Every family is different. The ideal way to integrate family therapy during a substance abuse treatment program will vary from one person to another. Regardless of how you approach the subject, family dynamics in substance abuse addiction is intensely powerful. This involves helping a loved one overcome substance use disorder by addressing your unhealthy and strained relationship.
Family Therapy during Substance Abuse Treatment
After a successful intervention, your loved one can either enter an outpatient or inpatient program for substance abuse treatment. With outpatient treatment, patients do not need to live separately from their loved ones; they can attend therapy in the rehab facility at scheduled dates while staying at home.
With inpatient treatment, patients must stay in the rehab facility and undergo intensive treatment that can go on for several months, depending on the patient’s condition. In both treatment options, family therapy is crucial. As Denver’s family therapy professionals explain, most substance abuse recovery programs encourage regular interaction with family and friends during treatment.
How Family Therapy Works
Any family involvement in addiction recovery programs must follow a schedule. This helps families take a few steps back and identify negative behaviors coming from both sides. For instance, some family members or friends have a misplaced sense of care that might trap them into a vicious cycle of codependency. When they’re able to examine their own behaviors, they can determine specific behaviors to address and break this cycle of negativity.

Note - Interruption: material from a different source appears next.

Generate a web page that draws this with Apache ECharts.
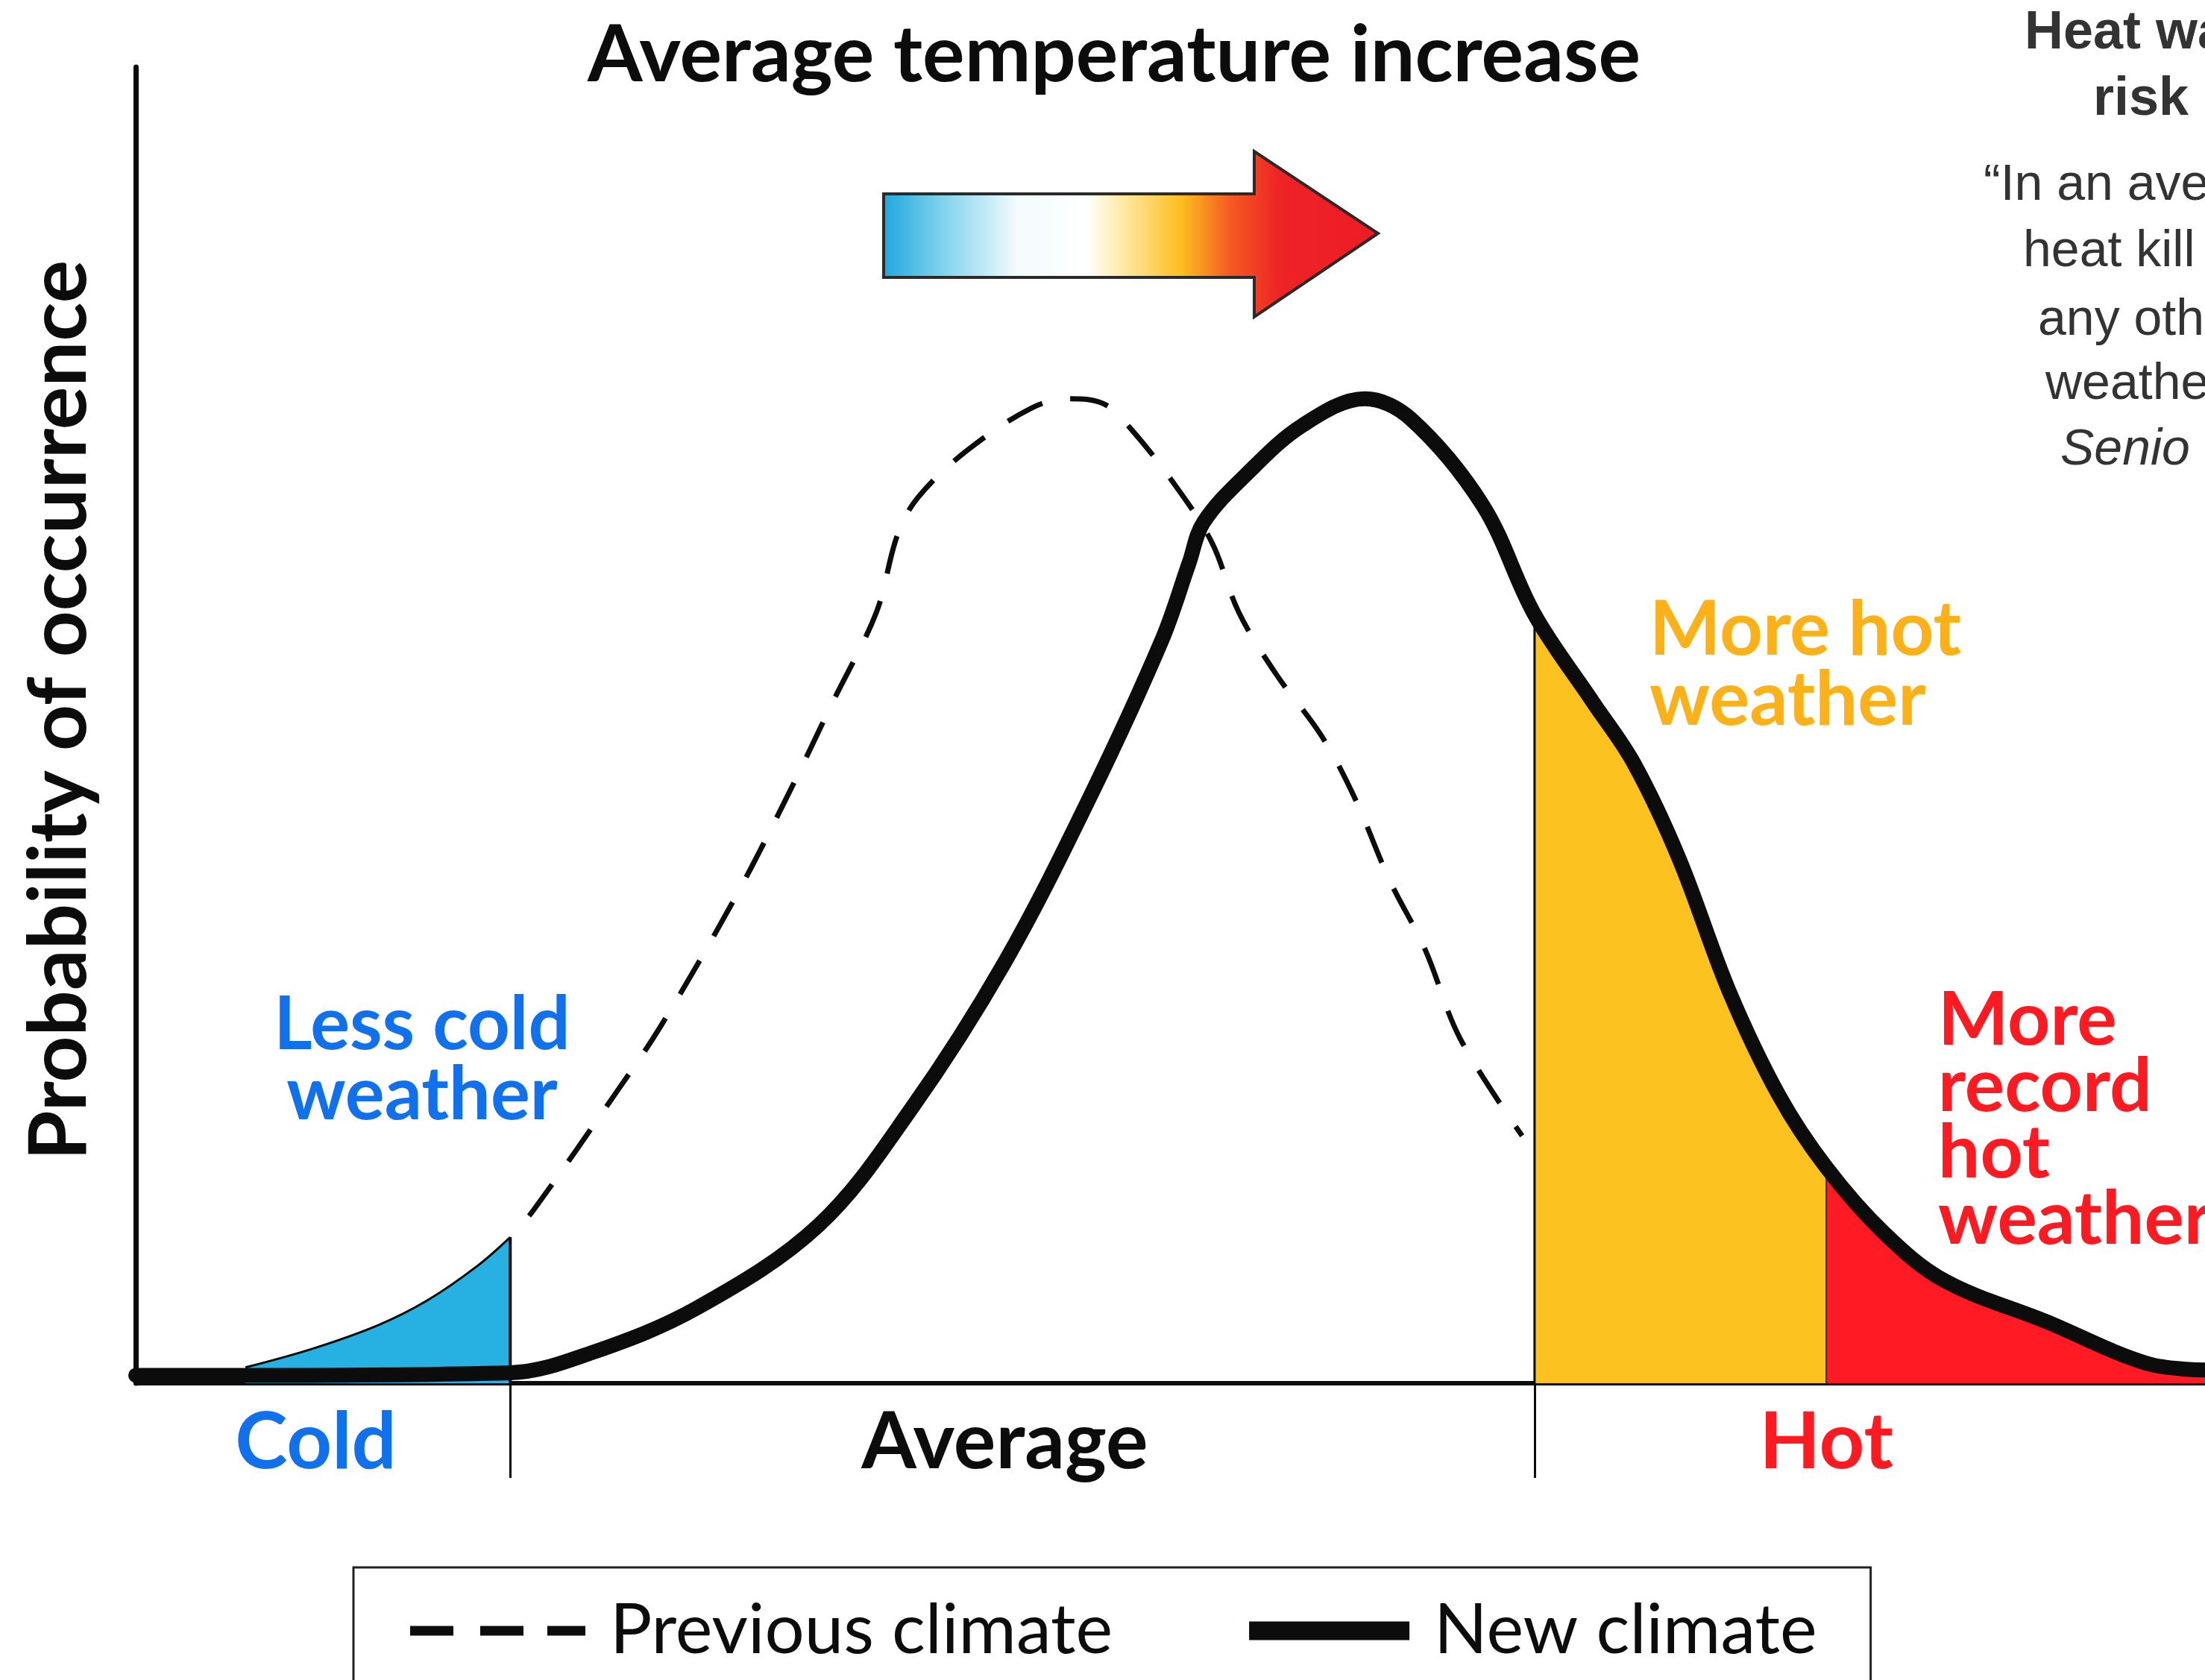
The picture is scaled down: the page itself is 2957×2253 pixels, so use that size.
<!DOCTYPE html>
<html>
<head>
<meta charset="utf-8">
<script src="https://cdn.jsdelivr.net/npm/echarts@6/dist/echarts.min.js"></script>
<style>
html,body{margin:0;padding:0;background:#fff;}
#chart{width:2957px;height:2253px;}
</style>
</head>
<body>
<div id="chart"></div>
<script>
// ---- data (temperature index 0-100 on x, probability 0-100 on y) ----
const COLD_X = 18.1;
const HOT_X = 67.6;
const RECORD_X = 81.7;

const newClimateX = [0, 5.3, 18.1, 22.0, 27.1, 33.0, 37.5, 42.0, 46.1, 49.6, 50.9, 51.6, 53.7, 56.4, 59.4, 61.6, 65.1, 67.6, 70.4, 72.4, 74.6, 77.0, 79.4, 81.7, 84.5, 87.4, 92.3, 97.2, 100];
const newClimateY = [0.6, 0.6, 0.8, 2.3, 5.7, 12.0, 20.9, 32.0, 44.5, 56.5, 62.3, 65.4, 69.1, 72.8, 74.8, 73.3, 66.7, 58.4, 51.8, 47.1, 39.8, 29.8, 21.9, 16.4, 11.4, 7.8, 4.7, 1.5, 1.0];

const prevClimateX = [5.3, 8.5, 11.7, 14.1, 16.5, 18.1, 19.2, 23.4, 25.4, 28.9, 31.3, 33.7, 35.8, 36.8, 37.8, 40.2, 43.3, 45.1, 46.8, 48.1, 50.2, 52.0, 53.3, 55.1, 57.3, 58.9, 60.6, 62.3, 64.0, 67.0];
const prevClimateY = [1.2, 2.6, 4.4, 6.3, 8.9, 11.1, 13.1, 22.5, 27.2, 36.7, 44.0, 51.8, 58.6, 64.4, 67.3, 70.9, 74.1, 74.8, 74.4, 72.5, 68.3, 63.9, 58.6, 53.9, 49.2, 44.5, 38.2, 33.0, 26.2, 18.8];

const zoneLabels = ['Cold', 'Average', 'Hot'];
const zoneLabelX = [8.7, 42.0, 81.7];
const zoneTickX = [COLD_X, HOT_X];

const seriesNames = ['Previous climate', 'New climate'];
const titleText = 'Average temperature increase';
const yAxisName = 'Probability of occurrence';
const lessColdLines = ['Less cold', 'weather'];
const moreHotLines = ['More hot', 'weather'];
const recordLines = ['More', 'record', 'hot', 'weather'];
const sideHeading = ['Heat wa', 'risk'];
const sideQuote = ['\u201CIn an ave', 'heat kill', 'any oth', 'weathe'];
const sideSource = 'Senio';

// ---- colours ----
const C_BLUE_FILL = '#27B1E3';
const C_ORANGE_FILL = '#FCC21F';
const C_RED_FILL = '#FF1A24';
const C_BLUE_TEXT = '#1170EC';
const C_ORANGE_TEXT = '#FBB117';
const C_RED_TEXT = '#FF1A22';
const C_INK = '#0c0c0c';

// ---- helpers building library data from the arrays ----
const pairs = (xs, ys) => xs.map((x, i) => [x, ys[i]]);
const newPairs = pairs(newClimateX, newClimateY);
const prevPairs = pairs(prevClimateX, prevClimateY);
const valueAt = (xs, ys, x) => ys[xs.indexOf(x)];

const blueArea = prevPairs.filter(p => p[0] <= COLD_X);
const dashedPrev = prevPairs.filter(p => p[0] >= COLD_X);
const orangeArea = newPairs.filter(p => p[0] >= HOT_X && p[0] <= RECORD_X);
const redArea = newPairs.filter(p => p[0] >= RECORD_X);

const SMOOTH = 0.35;

const DASH_ICON = 'path://M0,0h0.2v0.2h-0.2z M235,25h-0.2v-0.2h0.2z M0,6h58v13h-58z M94,6h58v13h-58z M184,6h51v13h-51z';
const SOLID_ICON = 'path://M0,0h0.2v0.2h-0.2z M20,0h215v25h-215z';

const chart = echarts.init(document.getElementById('chart'), null, {renderer: 'canvas'});

function textLines(lines, x, yMid, size, lh, color, align) {
  return {
    type: 'text', x: x, y: yMid, silent: true,
    style: {
      text: lines.join('\n'), fill: color, align: align, verticalAlign: 'middle',
      font: 'bold ' + size + 'px Lato',
      lineHeight: lh
    }
  };
}
function sideText(str, x, y, font) {
  return {type: 'text', x: x, y: y, silent: true,
    style: {text: str, fill: '#333', align: 'left', verticalAlign: 'middle', font: font}};
}

const option = {
  backgroundColor: '#ffffff',
  animation: false,
  title: {
    text: titleText,
    left: 783, top: 17,
    textStyle: {fontFamily: 'Lato', fontWeight: 'bold', fontSize: 106, color: C_INK}
  },
  grid: {left: 182, right: 0, top: 90, bottom: 398, containLabel: false},
  xAxis: {
    type: 'value', min: 0, max: 100,
    splitLine: {show: false},
    axisLine: {show: true, lineStyle: {color: C_INK, width: 6}},
    axisTick: {show: true, customValues: zoneTickX, length: 127, inside: false, lineStyle: {color: C_INK, width: 3}},
    axisLabel: {
      show: true,
      customValues: zoneLabelX,
      margin: 80,
      verticalAlign: 'middle',
      fontFamily: 'Lato', fontWeight: 'bold', fontSize: 106,
      formatter: function (v) {
        const i = zoneLabelX.findIndex(z => Math.abs(z - v) < 1e-6);
        return '{z' + i + '|' + zoneLabels[i] + '}';
      },
      rich: {
        z0: {color: C_BLUE_TEXT, fontFamily: 'Lato', fontWeight: 'bold', fontSize: 106},
        z1: {color: C_INK, fontFamily: 'Lato', fontWeight: 'bold', fontSize: 106},
        z2: {color: C_RED_TEXT, fontFamily: 'Lato', fontWeight: 'bold', fontSize: 106}
      }
    }
  },
  yAxis: {
    type: 'value', min: 0, max: 100,
    splitLine: {show: false},
    axisLine: {show: true, lineStyle: {color: C_INK, width: 7}},
    axisTick: {show: false},
    axisLabel: {show: false},
    name: yAxisName,
    nameLocation: 'middle',
    nameRotate: 90,
    nameGap: 48,
    nameTextStyle: {fontFamily: 'Lato', fontWeight: 'bold', fontSize: 108, color: C_INK, padding: [0, 0, 0, 40]}
  },
  legend: {
    show: true,
    left: 474, top: 2102,
    orient: 'horizontal',
    padding: [35, 72, 120, 76],
    itemWidth: 235, itemHeight: 25,
    itemGap: 163,
    borderColor: '#222', borderWidth: 3,
    backgroundColor: '#fff',
    selectedMode: false,
    itemStyle: {borderWidth: 0},
    textStyle: {fontFamily: 'Lato', fontSize: 94, color: C_INK, padding: [0, 0, 0, 28], lineHeight: 100},
    data: [
      {name: seriesNames[0], icon: DASH_ICON, itemStyle: {color: C_INK, borderWidth: 0}},
      {name: seriesNames[1], icon: SOLID_ICON, itemStyle: {color: C_INK, borderWidth: 0}}
    ]
  },
  series: [
    {
      name: 'cold-area', type: 'line', data: blueArea, smooth: SMOOTH, symbol: 'none', silent: true, z: 1,
      lineStyle: {color: C_INK, width: 3}, areaStyle: {color: C_BLUE_FILL, opacity: 1}
    },
    {
      name: 'hot-area', type: 'line', data: orangeArea, smooth: SMOOTH, symbol: 'none', silent: true, z: 1,
      lineStyle: {width: 0}, areaStyle: {color: C_ORANGE_FILL, opacity: 1}
    },
    {
      name: 'record-area', type: 'line', data: redArea, smooth: SMOOTH, symbol: 'none', silent: true, z: 1,
      lineStyle: {width: 0}, areaStyle: {color: C_RED_FILL, opacity: 1}
    },
    {
      name: 'cold-divider', type: 'line', symbol: 'none', silent: true, z: 2,
      data: [[COLD_X, 0], [COLD_X, valueAt(prevClimateX, prevClimateY, COLD_X)]],
      lineStyle: {color: C_INK, width: 4}
    },
    {
      name: 'hot-divider', type: 'line', symbol: 'none', silent: true, z: 2,
      data: [[HOT_X, 0], [HOT_X, valueAt(newClimateX, newClimateY, HOT_X)]],
      lineStyle: {color: C_INK, width: 3}
    },
    {
      name: 'record-divider', type: 'line', symbol: 'none', silent: true, z: 2,
      data: [[RECORD_X, 0], [RECORD_X, valueAt(newClimateX, newClimateY, RECORD_X)]],
      lineStyle: {color: '#3b2d10', width: 2}
    },
    {
      name: seriesNames[0], type: 'line', data: dashedPrev, smooth: SMOOTH, symbol: 'none', z: 3,
      itemStyle: {color: C_INK},
      lineStyle: {color: C_INK, width: 7, type: [52, 38], dashOffset: 52}
    },
    {
      name: seriesNames[1], type: 'line', data: newPairs, smooth: SMOOTH, symbol: 'none', z: 4,
      itemStyle: {color: C_INK},
      lineStyle: {color: C_INK, width: 20, join: 'round', cap: 'round'}
    }
  ],
  graphic: [
    {
      type: 'polygon', silent: true, z: 10,
      shape: {points: [[1185, 260], [1682, 260], [1682, 203], [1848, 313], [1682, 425], [1682, 372], [1185, 372]]},
      style: {
        stroke: '#2a2a2a', lineWidth: 4,
        fill: new echarts.graphic.LinearGradient(0, 0, 1, 0, [
          {offset: 0, color: '#1FA6DE'},
          {offset: 0.12, color: '#7FD2EC'},
          {offset: 0.27, color: '#F2FBFD'},
          {offset: 0.41, color: '#FFFFFF'},
          {offset: 0.48, color: '#FEEBA8'},
          {offset: 0.60, color: '#FCBF1E'},
          {offset: 0.70, color: '#F55A22'},
          {offset: 0.80, color: '#EE2326'},
          {offset: 1, color: '#ED1C24'}
        ])
      }
    },
    textLines(lessColdLines, 566, 1422, 99, 94, C_BLUE_TEXT, 'center'),
    textLines(moreHotLines, 2212, 892, 101, 94, C_ORANGE_TEXT, 'left'),
    textLines(recordLines, 2599, 1502, 100, 89, C_RED_TEXT, 'left'),
    sideText(sideHeading[0], 2715, 45, 'bold 72px "Liberation Sans"'),
    sideText(sideHeading[1], 2807, 134, 'bold 72px "Liberation Sans"'),
    sideText(sideQuote[0], 2660, 249, 'normal 68px "Liberation Sans"'),
    sideText(sideQuote[1], 2713, 338, 'normal 68px "Liberation Sans"'),
    sideText(sideQuote[2], 2733, 430, 'normal 68px "Liberation Sans"'),
    sideText(sideQuote[3], 2743, 516, 'normal 68px "Liberation Sans"'),
    sideText(sideSource, 2763, 604, 'italic normal 68px "Liberation Sans"')
  ]
};
chart.setOption(option);
</script>
</body>
</html>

The therapist or counselor will determine the level of family involvement during the treatment, as the patient communicates with them regularly. It is important for family members and close friends to stick to the plan. No matter what the setting, family therapy during addiction treatment is critical to the successful recovery of the patient. Some rehab facilities even provide families with educational programs and one-on-one counseling sessions to lead patients to a substance-free lifestyle.